Парадоксальнее всего то, что консервативная по своей природе, «классическая» средневековая идея воспроизведения Святых мест, соединившись с волей и энергией человека Нового времени, коего знаменовал собою патриарх Никон (и коими уже вообще стало изобиловать его время)54, несмотря на его личную консервативную настроенность, породило архитектурное произведение, во многом опережающее свое время. Тут могло сыграть определенную роль совершенно специфическое, характерное только для этого времени отношение к личности и индивидуальному началу вообще (в том числе и к собственному). Оно еще не эмансипировалось из лона сакральных представлений55. Это живое (впоследствии уже утраченное) сакральное чувство и самоощущение позволяло, судя по всему, дерзать и бороться за осуществление своего дерзновения «не на живот, а на смерть».

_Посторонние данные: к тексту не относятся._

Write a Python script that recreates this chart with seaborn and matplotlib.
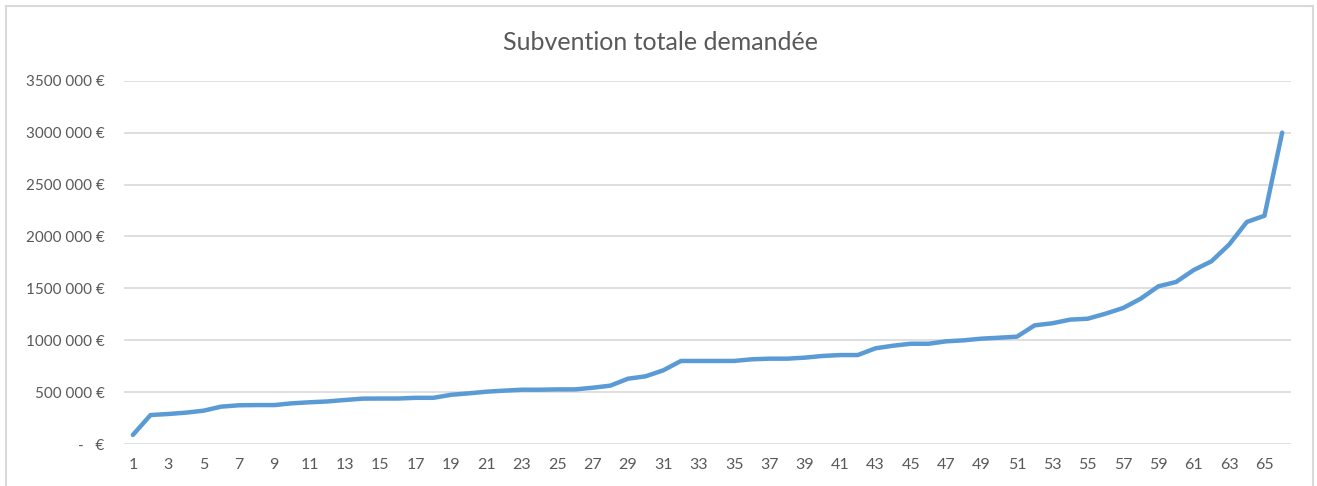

Дерзновенным в Ново-Иерусалимском предприятии Никона было все — и сама идея, и замысел ее воплощения: воссоздать в единовременно возведенном здании архитектурный организм, который складывался в течение тринадцати веков, и превзойти его ровно настолько, насколько «небесное», райское отличается даже от самого лучшего земного. Общий хилиастический настрой, на наш взгляд, был ведущим духовным фактором этого строительства, заменив собою канонически-реформационную устремленность всех прочих его предприятий. Никон цепко держался за образец в самой передовой его подаче по тем временам — чертежи (планы и ортогонали), обмеры, модель-макет — как за своего рода «клубок Ариадны» в лабиринте этого принципиально нового для того времени по масштабу строительства.

Другой важнейшей направляющей этой архитектуры оказалось (что и есть парадокс) все то новое и новейшее, что появилось или еще только назревало в русской архитектуре — даже то, что он сам запрещал до этого (например, шатер). Это — сложная, разнотипная по составу композиция (в Новом Иерусалиме — это соединенные воедино шатровая ротонда, четырехстолпный, одноглавый храм с огромным количеством приделов, подземная «крипта» с плоской кровлей, многоярусная колокольня), поиски больших монументальных внутренних пространств (по «следам» творческих поисков ярославской школы и собственного монастырского архитектурного опыта), национальный опыт шатрового строительства (который пришлось настолько превосходить, что его оказалось недостаточно — никоновский шатер, как известно, рухнул), и, конечно, обильный и изощренный декоративизм — одно из главных тогдашних художественных средств создания «райского» подобия. В этом Никон превзошел всех своих современников, создав самые передовые изразцовые мастерские, призванные специально обслуживать данное конкретное строительство.

По всем этим подсказываемым русской традицией и современной ему практикой направлениям, Никону пришлось, следуя за образцом, сделать шаг вперед. И эти его достижения несколько десятилетий спустя вернулись в традицию, уже в качестве стимулирующего ее фактора. Этому немало способствовало снятие «опалы» с этого сооружения и его освящение в 1684 г., но главным образом — его «иерусалимский» статус, статус все освящающего и канонизирующего образца.